Given exercise: Wherever the string "this" appears, copy the whole line.
....
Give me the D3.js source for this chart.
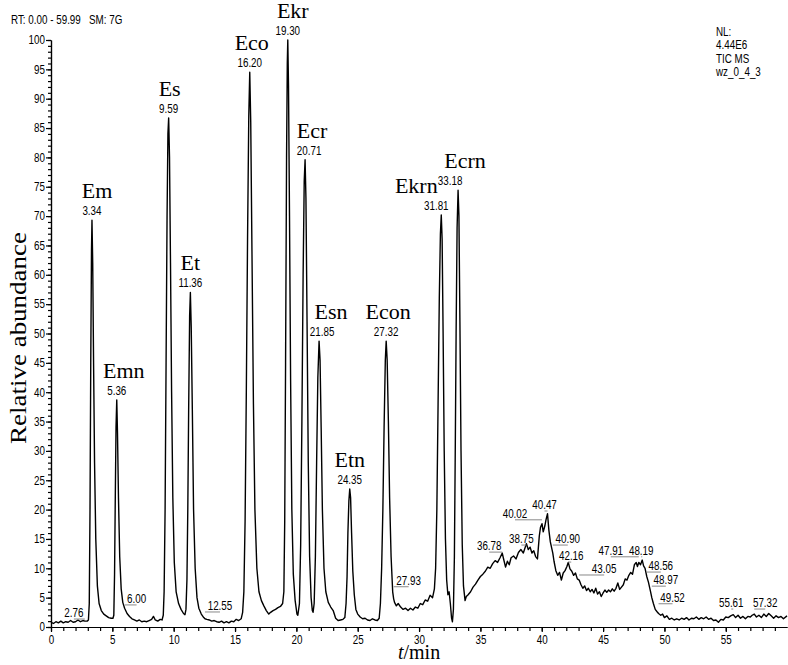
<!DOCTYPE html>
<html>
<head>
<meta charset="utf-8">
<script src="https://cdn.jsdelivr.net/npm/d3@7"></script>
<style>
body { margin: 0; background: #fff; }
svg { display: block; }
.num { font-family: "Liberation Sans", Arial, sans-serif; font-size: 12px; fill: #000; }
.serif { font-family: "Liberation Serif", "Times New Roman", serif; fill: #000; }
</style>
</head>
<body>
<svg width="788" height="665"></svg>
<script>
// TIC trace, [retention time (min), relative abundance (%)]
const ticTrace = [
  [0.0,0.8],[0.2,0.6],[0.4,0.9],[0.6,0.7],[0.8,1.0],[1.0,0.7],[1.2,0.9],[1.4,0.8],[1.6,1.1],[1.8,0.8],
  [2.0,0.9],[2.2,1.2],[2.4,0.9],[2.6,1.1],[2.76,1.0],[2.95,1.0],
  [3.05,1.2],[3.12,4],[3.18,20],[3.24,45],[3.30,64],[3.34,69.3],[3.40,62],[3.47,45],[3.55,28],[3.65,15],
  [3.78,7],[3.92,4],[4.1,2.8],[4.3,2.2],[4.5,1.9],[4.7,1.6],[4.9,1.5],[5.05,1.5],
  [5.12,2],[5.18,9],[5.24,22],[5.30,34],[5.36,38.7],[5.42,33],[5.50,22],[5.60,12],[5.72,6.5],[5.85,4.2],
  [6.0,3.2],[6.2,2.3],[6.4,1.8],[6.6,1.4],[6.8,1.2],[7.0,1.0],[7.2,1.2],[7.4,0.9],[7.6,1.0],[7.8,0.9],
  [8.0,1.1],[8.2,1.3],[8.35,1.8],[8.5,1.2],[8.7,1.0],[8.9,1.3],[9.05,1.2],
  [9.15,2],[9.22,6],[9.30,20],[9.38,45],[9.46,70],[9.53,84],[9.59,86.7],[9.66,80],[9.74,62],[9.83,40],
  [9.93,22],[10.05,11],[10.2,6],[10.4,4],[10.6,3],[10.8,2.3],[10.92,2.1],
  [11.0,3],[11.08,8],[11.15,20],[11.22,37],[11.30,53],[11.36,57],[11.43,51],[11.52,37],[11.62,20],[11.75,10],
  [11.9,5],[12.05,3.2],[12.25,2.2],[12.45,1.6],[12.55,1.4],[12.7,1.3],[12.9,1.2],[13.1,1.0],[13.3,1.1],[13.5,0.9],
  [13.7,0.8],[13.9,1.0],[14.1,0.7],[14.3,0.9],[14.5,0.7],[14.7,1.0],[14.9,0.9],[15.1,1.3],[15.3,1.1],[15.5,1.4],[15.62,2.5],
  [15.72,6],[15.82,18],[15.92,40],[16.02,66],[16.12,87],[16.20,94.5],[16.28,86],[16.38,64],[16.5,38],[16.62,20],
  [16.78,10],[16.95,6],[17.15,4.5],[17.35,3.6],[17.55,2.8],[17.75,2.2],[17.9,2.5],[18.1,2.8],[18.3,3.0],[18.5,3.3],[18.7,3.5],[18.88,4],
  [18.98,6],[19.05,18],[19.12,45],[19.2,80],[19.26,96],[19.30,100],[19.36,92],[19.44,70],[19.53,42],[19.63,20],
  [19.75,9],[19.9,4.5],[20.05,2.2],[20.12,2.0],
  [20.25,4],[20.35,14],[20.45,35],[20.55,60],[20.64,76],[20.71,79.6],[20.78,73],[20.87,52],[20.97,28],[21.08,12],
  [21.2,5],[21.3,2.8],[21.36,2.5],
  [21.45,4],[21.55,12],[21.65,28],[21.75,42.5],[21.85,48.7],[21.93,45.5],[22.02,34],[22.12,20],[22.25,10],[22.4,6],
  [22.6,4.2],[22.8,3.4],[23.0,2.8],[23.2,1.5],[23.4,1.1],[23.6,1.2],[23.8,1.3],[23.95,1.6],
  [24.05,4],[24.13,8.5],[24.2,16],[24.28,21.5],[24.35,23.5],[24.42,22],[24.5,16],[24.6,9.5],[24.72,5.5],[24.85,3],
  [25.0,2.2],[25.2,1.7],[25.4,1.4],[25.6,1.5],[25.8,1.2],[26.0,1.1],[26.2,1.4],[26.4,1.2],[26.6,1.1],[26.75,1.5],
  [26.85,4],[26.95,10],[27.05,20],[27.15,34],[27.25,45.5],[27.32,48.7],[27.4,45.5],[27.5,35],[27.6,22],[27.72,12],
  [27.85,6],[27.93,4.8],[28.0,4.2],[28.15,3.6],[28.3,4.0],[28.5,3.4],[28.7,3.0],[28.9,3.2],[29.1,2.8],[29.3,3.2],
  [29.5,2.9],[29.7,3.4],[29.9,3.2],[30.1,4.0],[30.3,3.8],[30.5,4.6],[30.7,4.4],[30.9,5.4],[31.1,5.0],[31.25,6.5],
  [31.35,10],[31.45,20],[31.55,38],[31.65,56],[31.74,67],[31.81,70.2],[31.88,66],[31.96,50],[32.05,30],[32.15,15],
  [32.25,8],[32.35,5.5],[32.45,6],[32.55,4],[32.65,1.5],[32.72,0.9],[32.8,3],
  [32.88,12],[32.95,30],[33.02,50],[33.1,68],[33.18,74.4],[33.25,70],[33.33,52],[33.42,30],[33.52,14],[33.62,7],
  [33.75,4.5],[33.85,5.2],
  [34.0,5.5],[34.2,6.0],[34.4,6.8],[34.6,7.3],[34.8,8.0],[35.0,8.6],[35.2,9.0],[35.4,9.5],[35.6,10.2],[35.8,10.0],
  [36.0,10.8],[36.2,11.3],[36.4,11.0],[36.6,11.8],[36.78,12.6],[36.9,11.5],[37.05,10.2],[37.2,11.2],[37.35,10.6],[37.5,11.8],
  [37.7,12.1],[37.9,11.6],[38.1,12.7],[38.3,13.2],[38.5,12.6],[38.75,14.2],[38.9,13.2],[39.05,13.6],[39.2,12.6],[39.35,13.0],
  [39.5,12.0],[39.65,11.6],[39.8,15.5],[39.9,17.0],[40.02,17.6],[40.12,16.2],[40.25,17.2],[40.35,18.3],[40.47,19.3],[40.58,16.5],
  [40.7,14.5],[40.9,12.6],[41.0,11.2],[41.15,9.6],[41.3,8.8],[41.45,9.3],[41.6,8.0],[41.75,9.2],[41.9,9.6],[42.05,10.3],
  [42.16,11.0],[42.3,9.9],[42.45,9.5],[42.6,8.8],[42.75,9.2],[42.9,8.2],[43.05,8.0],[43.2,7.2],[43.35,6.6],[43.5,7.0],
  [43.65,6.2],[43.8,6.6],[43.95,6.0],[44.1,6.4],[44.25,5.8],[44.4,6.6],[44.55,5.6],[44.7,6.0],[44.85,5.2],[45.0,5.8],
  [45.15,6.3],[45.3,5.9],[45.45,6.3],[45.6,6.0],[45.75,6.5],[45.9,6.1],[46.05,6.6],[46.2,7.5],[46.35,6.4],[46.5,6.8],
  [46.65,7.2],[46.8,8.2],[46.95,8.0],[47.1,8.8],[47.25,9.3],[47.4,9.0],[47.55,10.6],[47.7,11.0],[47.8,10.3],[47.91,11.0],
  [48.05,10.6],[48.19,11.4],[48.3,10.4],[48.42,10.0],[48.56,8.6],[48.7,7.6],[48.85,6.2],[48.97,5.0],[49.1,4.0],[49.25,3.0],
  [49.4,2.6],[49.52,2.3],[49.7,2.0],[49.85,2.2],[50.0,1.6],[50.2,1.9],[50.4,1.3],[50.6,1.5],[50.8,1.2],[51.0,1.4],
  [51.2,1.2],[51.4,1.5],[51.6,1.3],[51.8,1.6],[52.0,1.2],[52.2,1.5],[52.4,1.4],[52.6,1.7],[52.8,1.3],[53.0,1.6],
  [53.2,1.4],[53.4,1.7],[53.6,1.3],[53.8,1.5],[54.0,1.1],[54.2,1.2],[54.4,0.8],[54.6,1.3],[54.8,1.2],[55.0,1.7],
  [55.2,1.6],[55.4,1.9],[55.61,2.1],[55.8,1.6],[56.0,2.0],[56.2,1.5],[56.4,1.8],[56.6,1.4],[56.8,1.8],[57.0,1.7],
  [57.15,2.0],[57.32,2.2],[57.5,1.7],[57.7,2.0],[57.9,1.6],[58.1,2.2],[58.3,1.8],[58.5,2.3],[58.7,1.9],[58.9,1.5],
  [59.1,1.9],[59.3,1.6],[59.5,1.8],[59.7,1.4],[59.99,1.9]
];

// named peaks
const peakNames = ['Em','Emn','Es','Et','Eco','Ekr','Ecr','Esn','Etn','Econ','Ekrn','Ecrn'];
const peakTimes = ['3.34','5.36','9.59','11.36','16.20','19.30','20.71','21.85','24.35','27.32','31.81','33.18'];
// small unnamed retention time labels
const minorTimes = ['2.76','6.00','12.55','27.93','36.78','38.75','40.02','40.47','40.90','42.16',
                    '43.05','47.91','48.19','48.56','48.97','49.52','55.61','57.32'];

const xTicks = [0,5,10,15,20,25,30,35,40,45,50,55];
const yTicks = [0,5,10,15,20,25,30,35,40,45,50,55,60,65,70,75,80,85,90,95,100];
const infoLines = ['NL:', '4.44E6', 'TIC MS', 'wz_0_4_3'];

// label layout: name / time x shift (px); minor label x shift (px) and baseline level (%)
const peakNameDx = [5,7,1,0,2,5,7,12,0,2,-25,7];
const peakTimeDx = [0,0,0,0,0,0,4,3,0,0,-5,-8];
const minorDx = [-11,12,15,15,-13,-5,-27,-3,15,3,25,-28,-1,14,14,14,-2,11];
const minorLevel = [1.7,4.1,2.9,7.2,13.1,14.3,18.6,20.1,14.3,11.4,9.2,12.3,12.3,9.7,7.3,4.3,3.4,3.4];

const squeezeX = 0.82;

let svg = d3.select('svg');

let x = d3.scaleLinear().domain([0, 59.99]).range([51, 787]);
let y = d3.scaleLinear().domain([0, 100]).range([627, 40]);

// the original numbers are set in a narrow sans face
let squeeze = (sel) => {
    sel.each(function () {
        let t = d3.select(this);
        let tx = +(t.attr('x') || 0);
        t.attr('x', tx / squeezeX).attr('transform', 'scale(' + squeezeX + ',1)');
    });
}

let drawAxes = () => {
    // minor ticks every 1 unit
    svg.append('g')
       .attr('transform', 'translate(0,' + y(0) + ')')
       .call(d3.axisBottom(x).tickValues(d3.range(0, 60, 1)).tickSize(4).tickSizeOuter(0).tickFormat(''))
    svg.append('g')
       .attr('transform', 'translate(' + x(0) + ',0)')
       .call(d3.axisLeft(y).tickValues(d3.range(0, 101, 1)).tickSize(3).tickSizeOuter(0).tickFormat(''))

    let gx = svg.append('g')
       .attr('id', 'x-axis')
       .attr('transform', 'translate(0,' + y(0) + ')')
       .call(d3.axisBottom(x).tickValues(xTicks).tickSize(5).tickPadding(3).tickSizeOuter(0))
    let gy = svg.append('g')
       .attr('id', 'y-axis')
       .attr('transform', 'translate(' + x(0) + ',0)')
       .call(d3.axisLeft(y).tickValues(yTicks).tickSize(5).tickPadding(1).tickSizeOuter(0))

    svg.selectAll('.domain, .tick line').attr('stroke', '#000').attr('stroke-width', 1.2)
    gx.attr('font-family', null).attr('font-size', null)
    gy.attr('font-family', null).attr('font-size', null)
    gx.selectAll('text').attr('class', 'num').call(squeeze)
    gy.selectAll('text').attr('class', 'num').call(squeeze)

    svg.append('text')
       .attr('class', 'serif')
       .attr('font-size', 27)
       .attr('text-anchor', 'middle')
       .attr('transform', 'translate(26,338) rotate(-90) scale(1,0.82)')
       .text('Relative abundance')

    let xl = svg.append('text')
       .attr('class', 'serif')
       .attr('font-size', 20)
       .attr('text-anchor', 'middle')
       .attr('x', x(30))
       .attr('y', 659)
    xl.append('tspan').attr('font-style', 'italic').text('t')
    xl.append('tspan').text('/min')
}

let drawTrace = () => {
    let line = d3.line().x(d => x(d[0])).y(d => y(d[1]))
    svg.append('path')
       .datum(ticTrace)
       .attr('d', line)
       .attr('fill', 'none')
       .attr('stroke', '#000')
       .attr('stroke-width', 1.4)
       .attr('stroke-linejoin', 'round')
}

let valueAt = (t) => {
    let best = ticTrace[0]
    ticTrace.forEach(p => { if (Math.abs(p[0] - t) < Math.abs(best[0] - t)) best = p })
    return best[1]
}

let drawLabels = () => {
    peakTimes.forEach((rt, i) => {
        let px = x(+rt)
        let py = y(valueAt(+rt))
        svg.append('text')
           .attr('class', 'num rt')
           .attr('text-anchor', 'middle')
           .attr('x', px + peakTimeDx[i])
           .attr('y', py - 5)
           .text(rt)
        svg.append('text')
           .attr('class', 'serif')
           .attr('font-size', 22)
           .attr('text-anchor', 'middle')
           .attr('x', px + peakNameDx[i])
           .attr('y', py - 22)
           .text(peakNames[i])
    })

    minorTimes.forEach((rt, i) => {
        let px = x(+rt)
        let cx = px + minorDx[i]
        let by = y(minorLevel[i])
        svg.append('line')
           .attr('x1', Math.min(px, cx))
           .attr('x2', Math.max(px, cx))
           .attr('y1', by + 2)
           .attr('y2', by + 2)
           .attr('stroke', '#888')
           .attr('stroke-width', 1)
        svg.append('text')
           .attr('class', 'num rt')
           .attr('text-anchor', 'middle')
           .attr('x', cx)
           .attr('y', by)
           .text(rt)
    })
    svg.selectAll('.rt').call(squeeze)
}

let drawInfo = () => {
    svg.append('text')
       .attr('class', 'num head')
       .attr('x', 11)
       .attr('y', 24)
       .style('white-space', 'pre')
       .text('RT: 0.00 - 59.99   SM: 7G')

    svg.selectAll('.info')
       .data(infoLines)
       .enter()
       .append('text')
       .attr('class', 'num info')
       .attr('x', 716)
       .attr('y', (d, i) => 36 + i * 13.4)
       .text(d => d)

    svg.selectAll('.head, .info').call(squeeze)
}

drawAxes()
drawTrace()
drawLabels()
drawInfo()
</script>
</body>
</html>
....
Correct response:
Give me the D3.js source for this chart.
        let t = d3.select(this);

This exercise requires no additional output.